"""
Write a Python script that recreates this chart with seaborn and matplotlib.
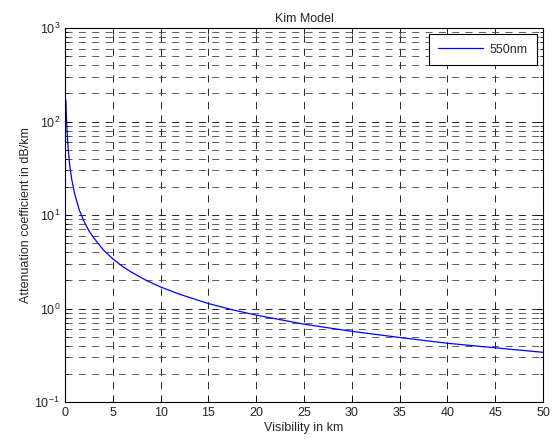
import matplotlib
matplotlib.use("Agg")
import matplotlib.pyplot as plt
import seaborn as sns
import pandas as pd
import numpy as np
from matplotlib.ticker import LogLocator, FixedLocator, NullFormatter

# Visibility (km) and attenuation (dB/km)
visibility = [0.1, 0.15, 0.2, 0.3, 0.4, 0.5, 0.7, 1.0, 1.5, 2.0, 2.5, 3.0, 4.0, 5.0,
              6.0, 7.0, 8.5, 10.0, 12.0, 15.0, 17.5, 20.0, 25.0, 30.0, 35.0, 40.0, 45.0, 50.0]
attenuation = [170, 113, 85, 57, 42.5, 34, 24.3, 17, 11.3, 8.5, 6.8, 5.7, 4.25, 3.4,
               2.83, 2.43, 2.0, 1.7, 1.42, 1.13, 0.97, 0.85, 0.68, 0.57, 0.49, 0.425, 0.38, 0.34]
series_name = "550nm"
x_ticks = [0, 5, 10, 15, 20, 25, 30, 35, 40, 45, 50]

df = pd.DataFrame({"Visibility": visibility, "Attenuation": attenuation,
                   "series": series_name})

sns.set_style("ticks")
plt.rcParams['font.family'] = ['Liberation Sans', 'DejaVu Sans']

fig = plt.figure(figsize=(5.53, 4.41), dpi=100)
ax = fig.add_axes([0.1175, 0.0884, 0.8645, 0.8481])

sns.lineplot(data=df, x="Visibility", y="Attenuation", hue="series",
             palette=["#0000ff"], linewidth=0.9, ax=ax, legend=True)

ax.set_yscale("log")
ax.set_xlim(0, 50)
ax.set_ylim(0.1, 1000)
ax.xaxis.set_major_locator(FixedLocator(x_ticks))
ax.yaxis.set_major_locator(LogLocator(base=10, numticks=10))
ax.yaxis.set_minor_locator(LogLocator(base=10, subs=np.arange(2, 10), numticks=20))
ax.yaxis.set_minor_formatter(NullFormatter())

dash = (0, (8.5, 7.5))
ax.grid(True, which="major", color="black", linestyle=dash, linewidth=0.6)
ax.grid(True, which="minor", axis="y", color="#444444", linestyle=dash, linewidth=0.6)

ax.tick_params(which="both", direction="in", top=True, right=True, labelsize=9,
               color="black", width=0.6)
ax.tick_params(which="major", length=4)
ax.tick_params(which="minor", length=2.5)
for s in ax.spines.values():
    s.set_visible(True)
    s.set_linewidth(0.8)
    s.set_color("black")

ax.set_title("Kim Model", fontsize=9, pad=4)
ax.set_xlabel("Visibility in km", fontsize=9, labelpad=2)
ax.set_ylabel("Attenuation coefficient in dB/km", fontsize=9, labelpad=2)

leg = ax.legend(loc="upper right", fontsize=9, frameon=True, fancybox=False,
                edgecolor="black", framealpha=1, handlelength=3.6,
                handletextpad=0.5, borderpad=0.75, borderaxespad=0.5)
leg.get_frame().set_linewidth(0.8)

fig.savefig("out.png", dpi=100)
"""
◆ **Exercise prompt**:
Only the number is wanted: how many lines contain the string "seaborn"?

◆ **Answer to this exercise**:
2